We’ve had some spectacular recent failures of software upgrades gone wrong. The one that got the most press was a software problem at the FAA that knocked out nationwide flights by corrupting the NOTAM system that transmits real-time information to pilots about flight hazards and airspace restrictions. The FCC said the outage was created when personnel unintentionally deleted files while working to correct synchronization between the live primary database and a backup database.
There seem to regularly be outages of Internet platforms caused by software issues. In the last year, there have been outages at Google, Facebook, Twitter, and dozens of other software platforms. The telecom industry has had plenty of outages caused by similar issues that have knocked out large chunks of the Internet backbone or various data centers. Any of these outages that were software-related have one thing in common – with good software upgrade procedures, the outages likely could have been prevented.
Telephone companies have the longest history working with software upgrades that are capable of knocking out networks. The possibility of big voice outages crept into the industry when we replaced electromechanical switches with electronic switches. The big telephone companies developed software upgrade protocols that were designed to minimize outages due to software upgrades. Even when upgrades went poorly, smart telcos adopted processes for quickly flipping back to the original configuration. The frequency and the size of the software outages we keep seeing today are good indicators that a lot of companies are not following the safe practice that have been around for decades.

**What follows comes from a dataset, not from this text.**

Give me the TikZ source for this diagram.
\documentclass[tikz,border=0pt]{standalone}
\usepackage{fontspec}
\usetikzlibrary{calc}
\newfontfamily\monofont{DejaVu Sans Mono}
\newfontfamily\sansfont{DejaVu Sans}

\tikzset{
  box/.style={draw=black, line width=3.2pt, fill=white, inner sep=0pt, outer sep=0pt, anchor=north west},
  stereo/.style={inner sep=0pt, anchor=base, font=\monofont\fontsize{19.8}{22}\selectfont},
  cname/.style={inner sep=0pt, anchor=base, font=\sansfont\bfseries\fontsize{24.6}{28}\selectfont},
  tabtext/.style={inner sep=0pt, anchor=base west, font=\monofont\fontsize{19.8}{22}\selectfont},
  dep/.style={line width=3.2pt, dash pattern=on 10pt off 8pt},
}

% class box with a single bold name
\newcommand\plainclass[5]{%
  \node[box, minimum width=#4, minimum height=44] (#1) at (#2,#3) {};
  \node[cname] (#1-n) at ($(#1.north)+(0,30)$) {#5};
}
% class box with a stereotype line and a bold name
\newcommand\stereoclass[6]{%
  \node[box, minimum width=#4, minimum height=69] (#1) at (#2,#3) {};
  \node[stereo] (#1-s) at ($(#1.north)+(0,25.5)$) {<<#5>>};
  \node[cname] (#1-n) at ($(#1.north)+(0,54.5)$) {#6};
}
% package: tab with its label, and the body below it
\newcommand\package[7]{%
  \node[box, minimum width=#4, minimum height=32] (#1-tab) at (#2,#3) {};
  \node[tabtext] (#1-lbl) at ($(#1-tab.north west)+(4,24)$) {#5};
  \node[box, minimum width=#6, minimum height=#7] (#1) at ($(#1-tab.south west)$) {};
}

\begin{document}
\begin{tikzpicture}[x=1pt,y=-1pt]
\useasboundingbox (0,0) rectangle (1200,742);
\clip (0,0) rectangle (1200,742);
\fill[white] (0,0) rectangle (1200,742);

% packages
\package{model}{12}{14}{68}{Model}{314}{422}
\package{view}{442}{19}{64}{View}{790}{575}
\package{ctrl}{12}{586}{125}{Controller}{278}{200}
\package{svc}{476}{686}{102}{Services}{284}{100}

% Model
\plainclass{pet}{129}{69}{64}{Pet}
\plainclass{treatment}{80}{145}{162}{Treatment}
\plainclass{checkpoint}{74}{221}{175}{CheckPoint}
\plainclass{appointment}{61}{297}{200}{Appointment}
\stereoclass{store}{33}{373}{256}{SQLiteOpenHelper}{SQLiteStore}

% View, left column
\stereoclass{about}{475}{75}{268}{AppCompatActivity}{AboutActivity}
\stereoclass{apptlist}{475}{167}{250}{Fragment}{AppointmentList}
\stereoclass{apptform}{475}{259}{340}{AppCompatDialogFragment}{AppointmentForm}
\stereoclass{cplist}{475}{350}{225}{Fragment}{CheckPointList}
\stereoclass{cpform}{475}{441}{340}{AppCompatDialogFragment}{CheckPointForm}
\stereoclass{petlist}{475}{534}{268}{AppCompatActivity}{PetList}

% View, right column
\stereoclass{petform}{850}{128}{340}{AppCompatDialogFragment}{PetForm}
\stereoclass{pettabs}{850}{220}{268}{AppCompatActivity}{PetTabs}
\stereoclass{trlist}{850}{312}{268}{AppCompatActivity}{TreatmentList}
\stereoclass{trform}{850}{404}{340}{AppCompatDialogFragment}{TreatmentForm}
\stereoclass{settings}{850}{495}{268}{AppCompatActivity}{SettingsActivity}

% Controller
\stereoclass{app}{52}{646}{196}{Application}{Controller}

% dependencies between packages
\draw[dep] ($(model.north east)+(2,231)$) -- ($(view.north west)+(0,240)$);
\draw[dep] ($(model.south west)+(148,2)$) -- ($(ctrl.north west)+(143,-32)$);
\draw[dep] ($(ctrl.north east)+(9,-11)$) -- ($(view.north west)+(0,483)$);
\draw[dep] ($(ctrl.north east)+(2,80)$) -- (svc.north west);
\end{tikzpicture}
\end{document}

One of the first things that anybody that touches a core of a network should understand is that there is no such thing as a casual upgrade or casual maintenance of a mission critical system. It’s obvious there are bad practices in place when one technician can delete or modify a file and cause a major outage – it should be impossible for somebody to have access to casually do that.
The processes for safe software upgrades are well known. They require a lot more discipline than many network engineers want to use – but they are safe. The tried-and-true way to make a software upgrade is as follows:
Have a Project Manager for the Upgrade. It is vital to have one person in charge of the upgrade. They can get assistance in planning and doing the upgrade, but they need to be ready and authorized to react if things don’t go as planned.
Develop a Checklist. There should be a step-by-step checklist of all aspects of the upgrade. Make sure to understand every piece of equipment and software that will be affected by the upgrade. Then, most importantly, develop a step-by-step list of the steps required to perform the upgrade.
Break the Upgrade into Manageable Steps. If possible, the upgrade should be done in stages where progress can be measured and tested after each step.
Establish a Baseline / Establish a Go-Back Process. Establishing a baseline means understanding the current network configuration in detail. It means understanding the exact settings of every piece of software and equipment. Once the baseline is in place there should be a go-back process. This is the process of returning software and hardware to the original configuration if something goes wrong during the upgrade. Ideally, the go-back would be something that can be implemented quickly, and if designed well, can be done in minutes.
Make Sure to have Vendor Support. It’s worth considering having a vendor representative on site for major upgrades, or on alert for minor ones. I have seen clients schedule an upgrade over a holiday, not thinking that the needed expertise at the vendor is probably not going to be available.
Pre-test Every Component before the Cut. Safe practices establish a test lab for a complicated upgrade where the new software and/or hardware is tested first in a lab setting instead of live.
Take Every Upgrade Seriously. I often see companies follow most of the above steps for major upgrades only to see them knock out their network for what they think of as simple upgrades or routine maintenance.
It’s easy to define a bad upgrade process as one where a single technician can unilaterally change files and setting in a mission critical system without going through any of the above processes. Every time there is a bad outage we hear reasons for the outage like a corrupted file or bad hardware – nobody ever admits they were too casual with an upgrade, although that’s probably the real reason for the outage.